The difference experienced between the figures generated by the absorption costing technique and marginal costing is as a result of the treatment of fixed production operating expense. In the marginal costing the entire components of fixed production overhead/operating expenses is written of in the period that is experienced. Contrary, in the absorption costing, the fixed production operating expenses is carried forward in the accounting period as share of the inventory valuations.

Merits and limitations of the Net Present Value

NPV is an essential method of project appraisal since it provides a time value of money. This method enables measuring of the shortfall or excess of cash flows. The cash flows in this model are discounted at a specific rate during the course of the project which is significant in the absence of capital rationing (Hansen, & Mowen, 2000). However, some of the limitations of the NPV approach are that they involve difficult computations and this might lead to inaccuracy. The method may also lead to misleading decisions because the project may incur a negative cash flow which is different from the projected positive one.

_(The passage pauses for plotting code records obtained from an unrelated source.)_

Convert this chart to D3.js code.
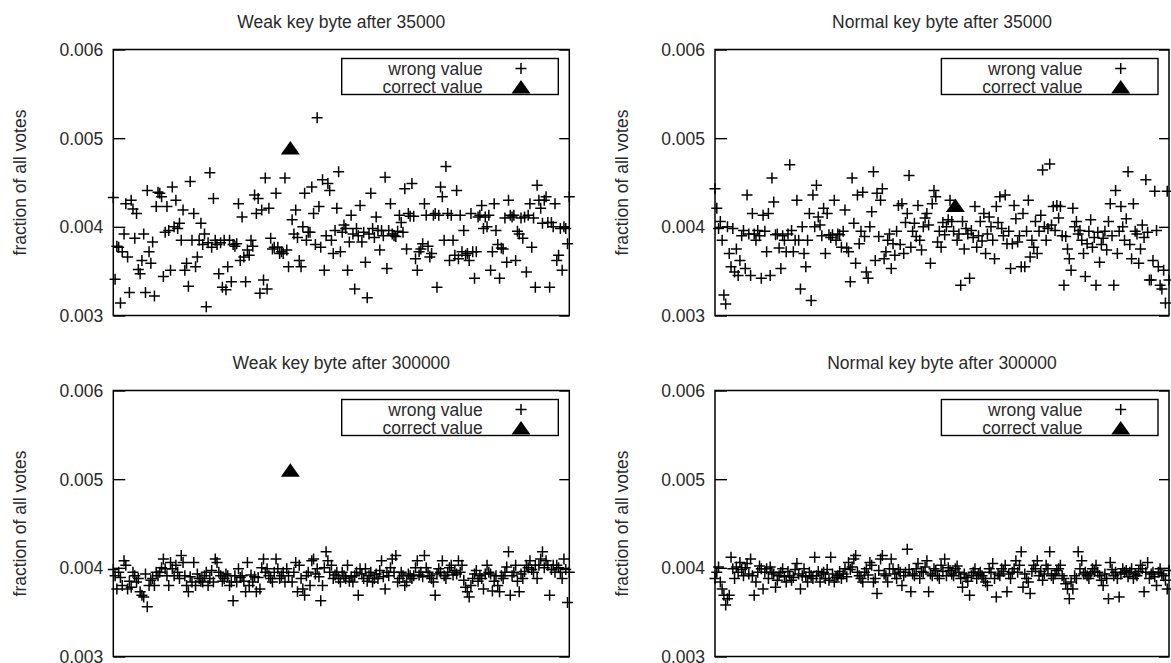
<!doctype html>
<html>
<head>
<meta charset="utf-8">
<script src="https://cdnjs.cloudflare.com/ajax/libs/d3/7.8.5/d3.min.js"></script>
<style>
  body { margin: 0; background: #fff; }
  svg text { font-family: "Liberation Sans", Arial, sans-serif; fill: #2a2a2a; }
</style>
</head>
<body>
<svg id="chart" width="1171" height="663"></svg>
<script>
// votes per key byte 0..255, as fraction of all votes in units of 1e-5
// null marks the correct key byte (drawn as a triangle instead)
var weak35k = [
  433,341,378,377,314,372,392,426,366,326,430,420,387,415,352,347,
  362,392,326,441,372,359,383,322,423,439,438,434,344,394,423,396,
  351,445,400,430,398,404,385,419,351,359,333,451,385,415,355,366,
  385,404,380,392,310,382,461,377,432,385,380,347,382,332,385,329,
  355,385,338,380,378,381,426,362,411,366,338,374,368,385,378,436,
  415,432,325,419,340,455,330,421,387,375,377,438,377,370,372,370,
  455,374,355,null,408,392,419,388,362,355,400,438,385,394,394,445,
  415,380,523,423,377,453,351,390,449,441,385,370,396,421,462,372,
  394,402,398,351,383,413,392,330,398,390,424,383,394,360,320,392,
  438,398,388,411,396,374,396,390,456,353,396,426,392,390,389,395,
  413,405,394,443,375,415,412,449,412,364,351,372,375,381,426,413,
  378,366,370,413,415,332,413,445,434,385,468,415,362,413,385,368,
  441,364,413,372,396,368,370,362,415,372,342,372,411,413,424,398,
  411,400,413,351,372,426,396,380,342,376,375,410,360,430,413,411,
  413,362,395,392,410,387,411,349,413,426,377,410,332,447,430,421,
  404,430,434,405,332,405,400,426,362,368,398,351,400,398,381,434
];
var normal35k = [
  443,421,398,406,385,323,313,400,370,355,398,349,375,345,362,390,
  396,353,436,392,345,415,392,385,396,390,342,413,395,372,415,345,
  455,428,391,392,376,353,390,385,372,392,470,396,372,385,430,385,
  330,400,370,355,385,415,317,436,400,447,411,402,390,421,370,415,
  391,388,391,430,385,392,391,377,395,419,376,372,338,455,404,359,
  436,381,395,439,389,349,342,400,417,462,362,438,389,430,443,364,
  372,385,392,353,381,368,395,424,380,426,370,405,415,458,377,395,
  404,389,424,385,374,400,410,415,402,359,426,441,434,383,395,377,
  405,391,400,408,430,406,395,null,385,392,334,406,375,398,392,342,
  396,388,423,377,390,406,384,415,370,392,411,400,385,364,423,405,
  434,398,390,436,381,395,353,381,424,409,383,390,355,415,355,395,
  430,366,385,377,406,370,395,413,464,400,385,398,471,402,423,396,
  424,410,423,390,334,389,375,364,351,421,400,406,392,396,385,370,
  344,381,395,408,377,388,334,394,360,380,387,395,374,406,426,390,
  334,441,370,395,423,400,385,409,462,380,364,426,395,392,359,375,
  402,388,453,394,340,340,362,440,396,355,334,330,351,314,440,340
];
var weak300k = [
  398,391,376,395,389,380,408,403,376,385,378,395,391,384,388,373,
  369,367,393,356,380,386,388,380,395,391,395,400,410,399,391,380,
  406,399,391,403,395,388,414,406,391,380,373,390,384,406,380,393,
  388,385,384,391,395,380,388,397,384,410,406,395,391,385,388,393,
  391,380,384,363,391,384,399,389,391,385,373,406,380,392,384,390,
  373,389,376,400,410,395,399,391,388,384,395,410,399,388,391,395,
  384,399,391,null,384,395,406,373,403,388,376,369,391,395,380,408,
  410,393,399,390,363,380,400,418,408,395,403,388,392,395,388,384,
  395,391,388,403,385,390,384,391,395,369,399,393,388,399,385,391,
  395,384,388,393,388,397,408,390,376,395,391,400,410,395,414,384,
  388,395,391,380,384,393,391,388,391,400,408,392,395,390,414,400,
  395,391,388,384,369,393,399,395,408,391,388,395,400,403,392,397,
  393,408,395,403,386,378,373,367,380,388,393,397,385,391,388,376,
  393,403,395,393,374,385,391,380,373,391,388,395,401,418,369,391,
  395,403,385,373,393,388,396,403,400,408,398,395,403,388,403,410,
  418,400,408,403,369,398,403,395,403,400,395,388,410,398,361,395
];
var normal300k = [
  388,395,401,384,376,369,358,365,369,412,399,388,401,395,406,398,
  391,400,405,393,410,391,369,384,395,402,399,376,395,399,388,401,
  395,393,378,386,391,395,399,390,384,396,391,386,389,398,405,393,
  376,391,399,390,384,395,391,388,412,391,396,384,393,395,388,398,
  386,412,393,384,389,391,396,388,393,399,390,406,398,401,410,414,
  395,391,388,384,395,399,392,406,403,384,388,371,397,410,414,393,
  391,384,399,410,399,393,388,398,395,380,391,395,421,398,373,393,
  391,399,405,388,396,395,401,408,373,393,391,399,397,391,388,403,
  396,410,391,400,397,393,391,399,402,395,388,378,393,389,385,369,
  391,395,399,388,393,395,391,388,384,380,399,395,405,388,367,393,
  391,399,396,403,373,393,388,395,399,408,395,403,418,378,393,388,
  384,371,396,403,399,408,391,396,386,393,403,399,418,391,388,393,
  397,399,403,391,388,382,376,365,384,376,391,388,418,399,408,393,
  395,391,388,393,399,396,403,395,391,386,380,393,388,365,406,398,
  391,395,388,367,393,399,395,397,390,395,399,388,393,391,396,403,
  399,373,395,406,388,393,395,390,380,395,399,393,391,386,376,397
];

var titles = ["Weak key byte after 35000", "Normal key byte after 35000",
              "Weak key byte after 300000", "Normal key byte after 300000"];
var correctByte = [99, 135, 99, null];
var correctVote = [489, 424, 510, null];
var yTicks = [0.003, 0.004, 0.005, 0.006];
var legendLabels = ["wrong value", "correct value"];
var yLabel = "fraction of all votes";

var wrongSeries = [weak35k, normal35k, weak300k, normal300k];

// frame of each panel, in pixels
var frames = [
  {x0: 113.3, x1: 569.3, y0: 49.5, y1: 315.5},
  {x0: 715, x1: 1169, y0: 49.5, y1: 315.5},
  {x0: 113.3, x1: 569.3, y0: 390.5, y1: 656.5},
  {x0: 715, x1: 1169, y0: 390.5, y1: 656.5}
];

var svg = d3.select("#chart");
var plusPath = "M-5.5,0H5.5M0,-5.5V5.5";
var triPath = "M0,-7L9.5,6.5L-9.5,6.5Z";
var fontSize = "17.5px";

frames.forEach(function(f, i) {
    var x = d3.scaleLinear().domain([0, 255]).range([f.x0, f.x1]);
    var y = d3.scaleLinear().domain([0.003, 0.006]).range([f.y1, f.y0]);
    var g = svg.append("g");

    // title
    g.append("text")
        .attr("x", (f.x0 + f.x1) / 2)
        .attr("y", f.y0 - 22)
        .attr("text-anchor", "middle")
        .style("font-size", fontSize)
        .text(titles[i]);

    // y label
    g.append("text")
        .attr("transform", "translate(" + (f.x0 - 93) + "," + ((f.y0 + f.y1) / 2) + ") rotate(-90)")
        .attr("text-anchor", "middle")
        .attr("dy", "0.35em")
        .style("font-size", fontSize)
        .text(yLabel);

    // wrong values
    var pts = wrongSeries[i]
        .map(function(v, k) { return {k: k, v: v}; })
        .filter(function(d) { return d.v !== null; });

    g.append("g").selectAll("path")
        .data(pts)
        .enter()
        .append("path")
        .attr("d", plusPath)
        .attr("transform", function(d) { return "translate(" + x(d.k) + "," + y(d.v / 1e5) + ")"; })
        .attr("stroke", "#000")
        .attr("stroke-width", 1.5)
        .attr("fill", "none");

    // correct value
    if (correctByte[i] !== null) {
        g.append("path")
            .attr("d", triPath)
            .attr("transform", "translate(" + x(correctByte[i]) + "," + y(correctVote[i] / 1e5) + ")")
            .attr("fill", "#000");
    }

    // axes
    var left = g.append("g")
        .attr("transform", "translate(" + f.x0 + ",0)")
        .call(d3.axisLeft(y).tickValues(yTicks).tickSize(-12).tickPadding(10).tickFormat(d3.format(".3f")));
    left.select(".domain").remove();
    left.attr("font-family", null).attr("font-size", null);
    left.selectAll("text").style("font-size", fontSize).attr("dy", "0.35em").attr("fill", null);
    left.selectAll("line").attr("stroke", "#000").attr("stroke-width", 1.4);

    var right = g.append("g")
        .attr("transform", "translate(" + f.x1 + ",0)")
        .call(d3.axisRight(y).tickValues(yTicks).tickSize(-10).tickFormat(""));
    right.select(".domain").remove();
    right.selectAll("line").attr("stroke", "#000").attr("stroke-width", 1.4);

    // frame
    g.append("rect")
        .attr("x", f.x0).attr("y", f.y0)
        .attr("width", f.x1 - f.x0).attr("height", f.y1 - f.y0)
        .attr("fill", "none")
        .attr("stroke", "#000")
        .attr("stroke-width", 1.5);

    // legend
    var lg = g.append("g");
    lg.append("rect")
        .attr("x", f.x1 - 227.6).attr("y", f.y0 + 9)
        .attr("width", 216.6).attr("height", 36)
        .attr("fill", "#fff")
        .attr("stroke", "#000")
        .attr("stroke-width", 1.4);
    legendLabels.forEach(function(lab, j) {
        var cy = f.y0 + 19 + j * 18.4;
        lg.append("text")
            .attr("x", f.x1 - 86.6)
            .attr("y", cy)
            .attr("dy", "0.35em")
            .attr("text-anchor", "end")
            .style("font-size", fontSize)
            .text(lab);
        lg.append("path")
            .attr("d", j === 0 ? plusPath : triPath)
            .attr("transform", "translate(" + (f.x1 - 48.3) + "," + cy + ")")
            .attr("stroke", j === 0 ? "#000" : "none")
            .attr("stroke-width", 1.5)
            .attr("fill", j === 0 ? "none" : "#000");
    });
});
</script>
</body>
</html>
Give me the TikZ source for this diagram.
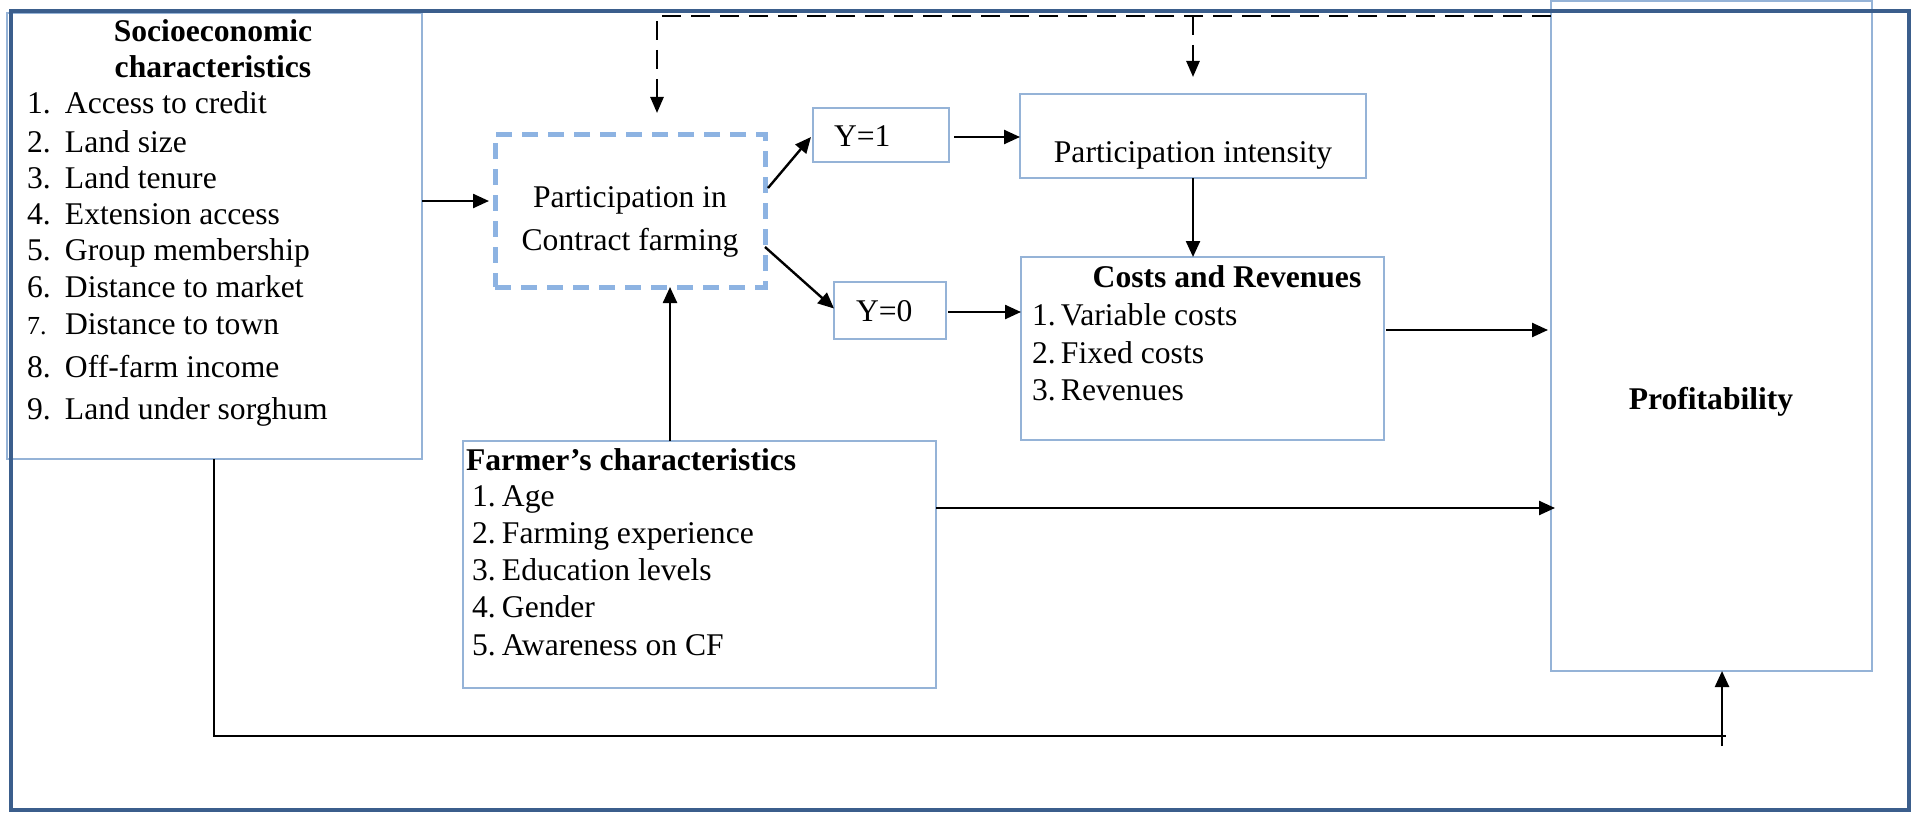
\documentclass[tikz,border=0pt]{standalone}
\usepackage{fontspec}
\setmainfont{Liberation Serif}
\usetikzlibrary{arrows.meta,calc}
\definecolor{frameblue}{HTML}{3B5E8C}
\definecolor{boxblue}{HTML}{95B3D7}
\definecolor{dashblue}{HTML}{8DB3E2}
\begin{document}
\begin{tikzpicture}[x=0.5pt,y=-0.5pt,
  txt/.style={inner sep=0pt, outer sep=0pt, font=\fontsize{15.8}{18.5}\selectfont},
  btxt/.style={inner sep=0pt, outer sep=0pt, font=\fontsize{15.8}{18.5}\selectfont\bfseries},
  box/.style={draw=boxblue, line width=0.75pt, rectangle, inner sep=0pt, outer sep=0pt},
  dbox/.style={draw=dashblue, line width=2.5pt, dash pattern=on 8pt off 5pt, rectangle, inner sep=0pt, outer sep=0pt},
  arr/.style={line width=1.2pt, -{Triangle[length=8pt,width=7pt]}},
  thinline/.style={line width=0.75pt},
  darr/.style={line width=1.3pt, dash pattern=on 9.5pt off 5pt, -{Triangle[length=8pt,width=6.5pt]}}
]
\useasboundingbox (0,0) rectangle (1914,813);

% boxes
\node[box, minimum width=207.5pt, minimum height=223pt] (soc) at (214.5,236) {};
\node[dbox, minimum width=135pt, minimum height=76.5pt] (part) at (630,210.5) {};
\node[box, minimum width=68pt, minimum height=27pt] (y1) at (881,135) {};
\node[box, minimum width=56pt, minimum height=28.5pt] (y0) at (890,310.5) {};
\node[box, minimum width=173pt, minimum height=42pt] (int) at (1193,136) {};
\node[box, minimum width=181.5pt, minimum height=91.5pt] (cost) at (1202.5,348.5) {};
\node[box, minimum width=160.5pt, minimum height=335pt] (prof) at (1711.5,336) {};
\node[box, minimum width=236.5pt, minimum height=123.5pt] (farm) at (699.5,564.5) {};

% outer frame
\draw[frameblue, line width=2.2pt] (11,11) rectangle (1909,810);

% socioeconomic text
\node[btxt, anchor=base] (socT1) at (213,42) {Socioeconomic};
\node[btxt, anchor=base] (socT2) at (213,78) {characteristics};
\node[txt, anchor=base west] (s1) at (27,113) {\makebox[19pt][l]{1.}Access to credit};
\node[txt, anchor=base west] (s2) at (27,152) {\makebox[19pt][l]{2.}Land size};
\node[txt, anchor=base west] (s3) at (27,188) {\makebox[19pt][l]{3.}Land tenure};
\node[txt, anchor=base west] (s4) at (27,224) {\makebox[19pt][l]{4.}Extension access};
\node[txt, anchor=base west] (s5) at (27,260) {\makebox[19pt][l]{5.}Group membership};
\node[txt, anchor=base west] (s6) at (27,297) {\makebox[19pt][l]{6.}Distance to market};
\node[txt, anchor=base west] (s7) at (27,334) {\makebox[19pt][l]{\fontsize{13}{15}\selectfont 7.}Distance to town};
\node[txt, anchor=base west] (s8) at (27,377) {\makebox[19pt][l]{8.}Off-farm income};
\node[txt, anchor=base west] (s9) at (27,419) {\makebox[19pt][l]{9.}Land under sorghum};

% participation text
\node[txt, anchor=base] (pT1) at (630,207) {Participation in};
\node[txt, anchor=base] (pT2) at (630,250) {Contract farming};

\node[txt, anchor=base west] (y1T) at (834,147) {Y=1};
\node[txt, anchor=base west] (y0T) at (856,321) {Y=0};
\node[txt, anchor=base] (intT) at (1193,162) {Participation intensity};

% costs
\node[btxt, anchor=base] (cT) at (1227,287) {Costs and Revenues};
\node[txt, anchor=base west] (c1) at (1032,325) {\makebox[14.5pt][l]{1.}Variable costs};
\node[txt, anchor=base west] (c2) at (1032,363) {\makebox[14.5pt][l]{2.}Fixed costs};
\node[txt, anchor=base west] (c3) at (1032,400) {\makebox[14.5pt][l]{3.}Revenues};

% profitability
\node[btxt, anchor=base] (pfT) at (1711,409) {Profitability};

% farmer
\node[btxt, anchor=base west] (fT) at (466,470) {Farmer’s characteristics};
\node[txt, anchor=base west] (f1) at (472,506) {\makebox[15pt][l]{1.}Age};
\node[txt, anchor=base west] (f2) at (472,543) {\makebox[15pt][l]{2.}Farming experience};
\node[txt, anchor=base west] (f3) at (472,580) {\makebox[15pt][l]{3.}Education levels};
\node[txt, anchor=base west] (f4) at (472,617) {\makebox[15pt][l]{4.}Gender};
\node[txt, anchor=base west] (f5) at (472,655) {\makebox[15pt][l]{5.}Awareness on CF};

% helper coordinates
\coordinate (h201) at (0,201);
\coordinate (h330) at (0,330);
\coordinate (h508) at (0,508);
\coordinate (v670) at (670,0);
\coordinate (dtop) at (0,16);
\coordinate (dleft) at (657,113);
\coordinate (dmid) at (1193,77);
\coordinate (bcorner) at (214,736);
\coordinate (bend) at (1726,736);
\coordinate (bstart) at (1722,746);

% connectors
\draw[arr, shorten >=3pt] (soc.east |- h201) -- (part.west |- h201);
\draw[arr] ($(part.north east)+(3,54)$) -- ($(y1.west)+(-2,2)$);
\draw[arr] ($(part.north east)+(0,113)$) -- ($(y0.west)+(0,-2)$);
\draw[arr, shorten <=2.5pt] ($(y1.east)+(0,2)$) -- ($(int.west |- y1.east)+(0,2)$);
\draw[arr, shorten <=1pt] ($(y0.east)+(0,1.5)$) -- ($(cost.west |- y0.east)+(0,1.5)$);
\draw[arr] (int.south) -- (cost.north -| int.south);
\draw[arr, shorten <=1pt, shorten >=1.5pt] (cost.east |- h330) -- (prof.west |- h330);
\draw[arr] (farm.north -| v670) -- (part.south -| v670);
\draw[arr, shorten >=-2pt] (farm.east |- h508) -- (prof.west |- h508);
\draw[thinline] (soc.south -| bcorner) -- (bcorner) -- (bend);
\draw[arr] (bstart) -- (prof.south -| bstart);

% dashed feedback
\draw[darr] (prof.west |- dtop) -| (dleft);
\draw[darr] (dmid |- dtop) -- (dmid);
\end{tikzpicture}
\end{document}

Merits and limitations of the Internal Rate of Return

This method involves the calculation of the break-even whereby, the alternative cost of capital involving the suitable risk premium is computed. However, this approach cannot be used to rate projects that are mutually exclusive. This method does not involve the usual manner of the project that begins with positive cash inflow, like intermediate cash flows are not involved in the IRR projections. “ The multiple IRR problem” is another limitation concerning IRR approach. This problem is experienced when there are negative cash flows in the course of the project. In other words, the project may either be operating at a loss or the company may require top contribute more. Therefore, IRR is considered to be little oversensitive compared to NPV.
In the modern project management, the theory of constraints is applied to determine what to change through the application of the cause-and-effect modeling. It is an effective tool since it has a capacity to analyze the system specifically and determine the effectiveness of the project. This method has a significant principle that is different from other methods. For instance, the quantitative method of analysis is being limited to calculate what could be contrary to the theory of the constraint that provides room for speculative (Hansen, & Mowen, 2000). This theory also identifies ineffectiveness and inefficiencies; assuming their causes and formulate strategy as a result. One of the dominant advantages of using theory of constraint is to implement changes in the organization or the company. However, managers should bear in mind that resistance to change is common and can lead to failure of the system.

References

Hansen, D. R., & Mowen, M. M. (2000). Management accounting. Cincinnati: South-Western College Pub.